174 Environmental Nuances and Convective Morphology during the 30 April 2017 Tornado Outbreak in the Southeastern United States

Monday, 13 January 2020
Hall B (Boston Convention and Exhibition Center)
Manda B. Chasteen, CIMMS/Univ. of Oklahoma and NOAA/OAR/NSSL, Norman, OK; and T. J. Galarneau Jr., M. J. Krocak, and Z. A. Brooke Zibton

A tornadic quasi-linear convective system (QLCS) impacted the southeastern United States during the morning of 30 April 2017. This particular system was part of a multiday sequence of severe weather across the southern tier of the United States that occurred in conjunction with a Rossby wave train (RWT). The RWT originated in the western North Pacific basin on 26 April and contributed to the amplification of the upper-level flow pattern and the development of a cutoff low over the southern Great Plains on 30 April. On 29 April, several bands of convection developed to the east of the amplifying upper-level trough and moved eastward, eventually evolving into a highly complex QLCS. The southern portion of this QLCS moved through Louisiana and Mississippi during the following morning and produced 45 tornadoes, six of which reached EF2 intensity.
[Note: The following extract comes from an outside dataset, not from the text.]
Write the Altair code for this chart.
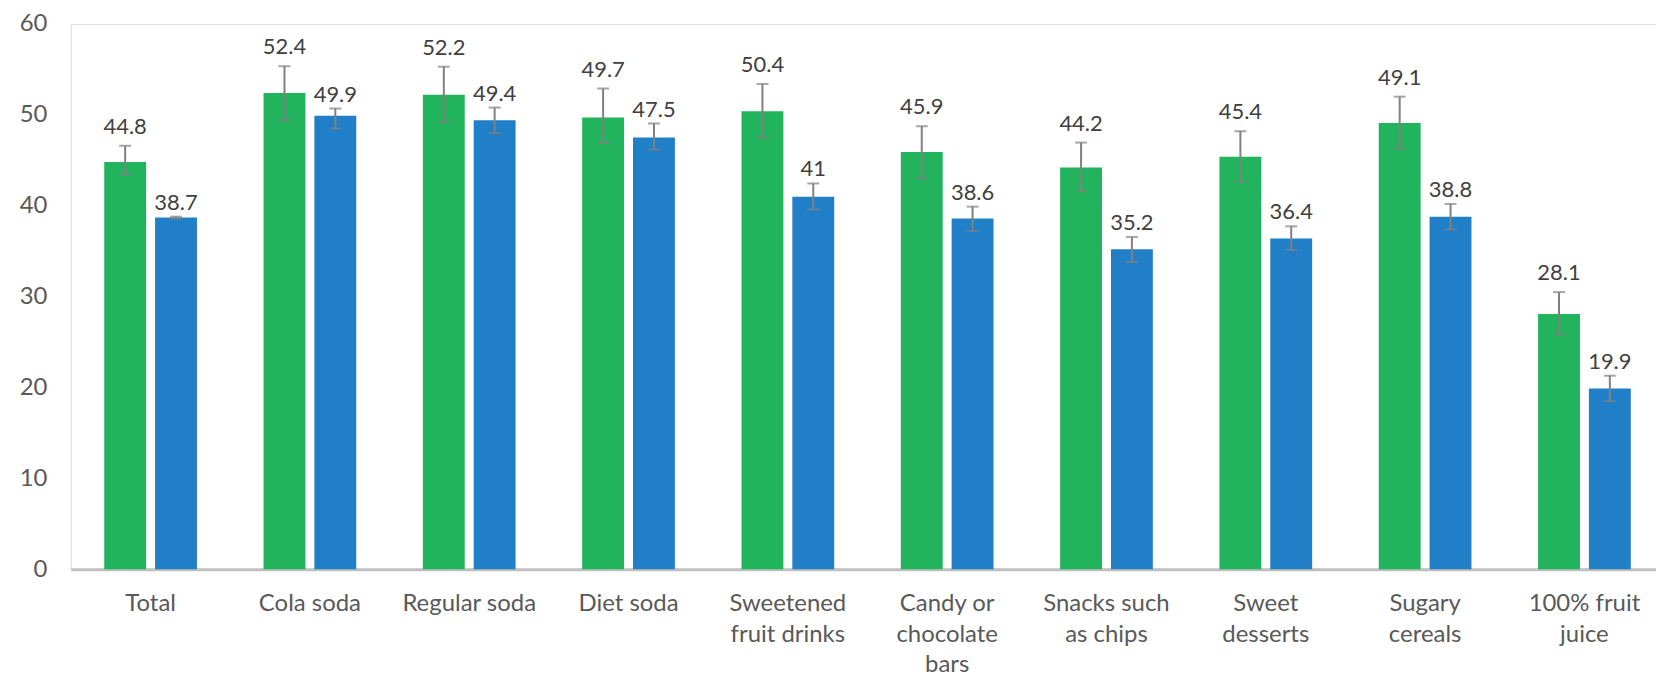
import altair as alt
import pandas as pd

categories = ["Total", "Cola soda", "Regular soda", "Diet soda",
              "Sweetened\nfruit drinks", "Candy or\nchocolate\nbars",
              "Snacks such\nas chips", "Sweet\ndesserts", "Sugary\ncereals",
              "100% fruit\njuice"]
series_names = ["Series 1", "Series 2"]
series_colors = ["#22b45c", "#217fc8"]

green_vals = [44.8, 52.4, 52.2, 49.7, 50.4, 45.9, 44.2, 45.4, 49.1, 28.1]
blue_vals = [38.7, 49.9, 49.4, 47.5, 41, 38.6, 35.2, 36.4, 38.8, 19.9]

green_err_hi = [1.8, 2.95, 3.1, 3.2, 3.0, 2.85, 2.75, 2.8, 2.9, 2.4]
green_err_lo = [1.4, 3.0, 3.0, 2.8, 2.9, 2.9, 2.6, 2.75, 2.8, 2.25]
blue_err_hi = [0.1, 0.8, 1.4, 1.55, 1.45, 1.3, 1.37, 1.34, 1.4, 1.4]
blue_err_lo = [0.1, 1.4, 1.4, 1.3, 1.4, 1.37, 1.38, 1.27, 1.4, 1.4]

y_ticks = [0, 10, 20, 30, 40, 50, 60]

rows = []
for i, c in enumerate(categories):
    for s, vals, lo, hi in [(series_names[0], green_vals, green_err_lo, green_err_hi),
                            (series_names[1], blue_vals, blue_err_lo, blue_err_hi)]:
        v = vals[i]
        rows.append(dict(cat=c, series=s, value=v, lo=v - lo[i], hi=v + hi[i],
                         label=f"{v:g}"))
df = pd.DataFrame(rows)

FONT = "Lato"

x_enc = alt.X("cat:N", sort=categories, title=None,
              scale=alt.Scale(paddingInner=0.418, paddingOuter=0.184, align=0.57),
              axis=alt.Axis(labelAngle=0, labelExpr="split(datum.label, '\\n')",
                            labelFont=FONT, labelFontSize=24, labelColor="#595959",
                            labelBaseline="top", labelPadding=22, labelLineHeight=31,
                            domainColor="#bfbfbf", domainWidth=3, ticks=False,
                            labelLimit=300))
xo_enc = alt.XOffset("series:N", sort=series_names,
                     scale=alt.Scale(paddingInner=0.176, paddingOuter=0))

base = alt.Chart(df).encode(x=x_enc, xOffset=xo_enc)

yscale = alt.Scale(domain=[0, 60], nice=False)

bars = base.mark_bar().encode(
    y=alt.Y("value:Q", scale=yscale, title=None,
            axis=alt.Axis(values=y_ticks, domain=False, ticks=False, grid=False,
                          labelFont=FONT, labelFontSize=24, labelColor="#595959",
                          labelPadding=24)),
    color=alt.Color("series:N", scale=alt.Scale(domain=series_names, range=series_colors),
                    legend=None),
)

err_color = "#808080"
rules = base.mark_rule(color=err_color, strokeWidth=2).encode(
    y=alt.Y("lo:Q", scale=yscale), y2="hi:Q")
cap_hi = base.mark_tick(color=err_color, thickness=2, size=12).encode(
    y=alt.Y("hi:Q", scale=yscale))
cap_lo = base.mark_tick(color=err_color, thickness=2, size=12).encode(
    y=alt.Y("lo:Q", scale=yscale))

lab_g = base.transform_filter(alt.datum.series == series_names[0]).mark_text(
    font=FONT, fontSize=22, color="#404040", baseline="middle", dy=-19).encode(
    y=alt.Y("hi:Q", scale=yscale), text="label:N")
lab_b = base.transform_filter(alt.datum.series == series_names[1]).mark_text(
    font=FONT, fontSize=22, color="#404040", baseline="middle", dy=-14).encode(
    y=alt.Y("hi:Q", scale=yscale), text="label:N")

chart = alt.layer(bars, rules, cap_hi, cap_lo, lab_g, lab_b).properties(
    width=1590, height=547,
    autosize=alt.AutoSizeParams(type="none"),
    padding={"left": 63, "top": 15, "right": 0, "bottom": 106},
).configure_view(stroke=None).configure(background="white")

chart.save("out.html", embed_options={"renderer": "svg", "actions": False})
Owing to the strength of the synoptic forcing during this period, the potential for a severe weather event over the Southeast was identified by forecasters up to 7 days in advance. However, uncertainties in the mesoscale environment and convective mode made it difficult to anticipate whether or not a significant tornado threat would accompany this event. Inspection of global model ensemble forecasts at various lead times revealed noticeable differences in the amplitude of the RWT, development of a cutoff upper-level low, strength of the attendant surface low, and evolution of the warm sector during the event. Such differences in the synoptic environment ultimately altered the magnitude and distribution of instability, strength and orientation of the vertical wind shear, and the formation and evolution of mesoscale disturbances that affected the development, morphological evolution, and severity of convection in the Southeast. We hypothesize that the synoptic and mesoscale environment on 30 April was influenced by upscale modifications driven by widespread convection in the southern Great Plains that occurred throughout the previous day. This case highlights the difficulty in forecasting the evolution of a severe weather outbreak occurring within an extended period of active convection owing to the role that complex multiscale interactions have on governing the convective mode and associated hazards.